A girl’s gotta do what a girl’s gotta do.
Our stomachs grumbled. Traffic was heavy. My baby girl was in pain after coming in dead last for her team as she ran with multiple injuries. My phone buzzed again and again with texts from home that I couldn’t even read, much less answer, as I drove.
Nah, because I remembered the best parenting lesson my Mom ever taught me.
When your kids look back, what picture of you do you want them to see? Do you want them to see a stressed out, angry mom or do you want them to remember a little bit of fun?
I grew up in the mountains of North Carolina, the child of a preacher. What exactly did my mom have to work with when it came to ridiculousness, hilarity…pure fun?
She was often at home alone with the three of us on that mountain as my Dad went about his pastoral responsibilities. We didn’t have much money. Besides, it was a small mountain town. There was no trampoline park, or laser tag. We didn’t even have fast food places that I remember and if we did, I doubt we could have afforded it.
The mountains were glorious. We could have explored those, I guess but…Mom was a survivor of the polio epidemic. Just caring for us each and every day took all she had.
Our black and white television only picked up a few channels with the help of an antenna affixed to the top of the house and one of those rabbit ear thingys we had to adjust just right so that we could watch Happy Days and Laverne and Shirley. We played outside a lot but when that grew old, what did Mom do to show us a good time?
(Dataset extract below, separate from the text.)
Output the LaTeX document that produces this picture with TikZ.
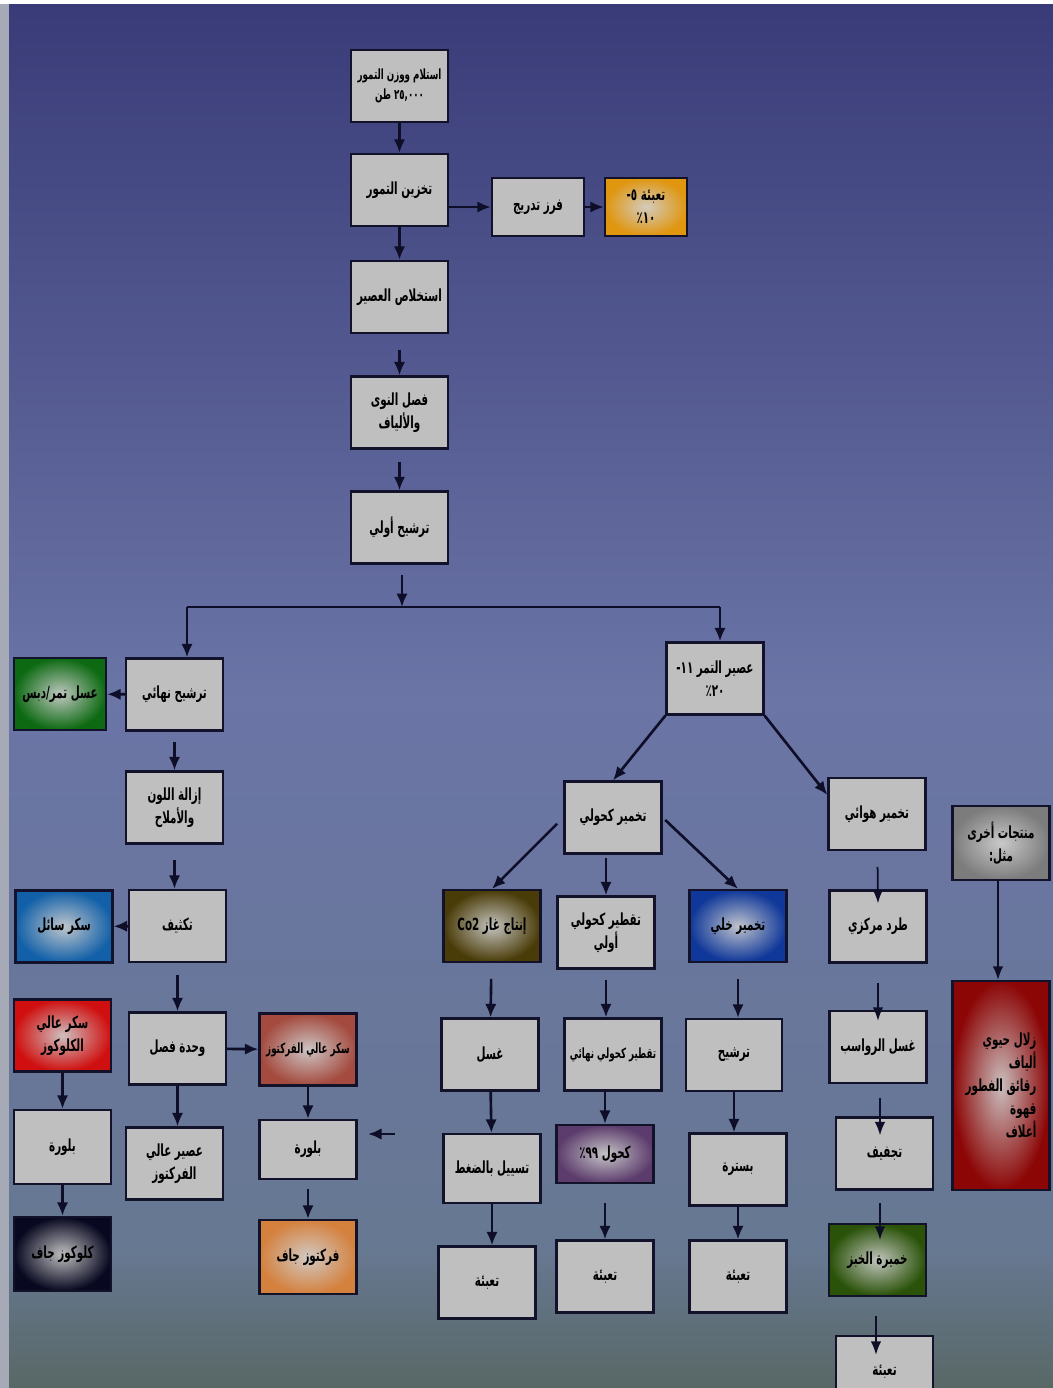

She pretended to be an insane, out of control race car driver when she was behind the wheel of the car as she drove us around our small mountain town.
And we thought it was a riot. The absolute best.
Mom The Crazed Race Car Driver taught me so much. She taught me that no matter how hard life was, no matter how little one had, that there was always room for joy.
But most of all…She taught me that no matter how difficult it was to care for my brothers and sisters and me with her broken body and limited resources, that we were not, for even a minute, a burden. We were, in fact…
The absolute light of her life. Her delight.
Last night I remembered my mother’s lesson well.
It was just me and my baby girl barreling down the HOV lane, the windows down on the Jeep, and some sweet tunes turned up way too loud. One hand on the wheel. Both of us with one thumb up for a microphone.
Carpool Karaoke, baby.
“We were so good,” she said later over a subpar dinner that had cooked in the crockpot a little too long.
“Oh, my gosh,” I retorted, “What about our dance moves?”
“We slay,” she said.
“We slay,” I said.
“We slay…” She smiled.
It was the best parenting lesson my Mom ever taught me.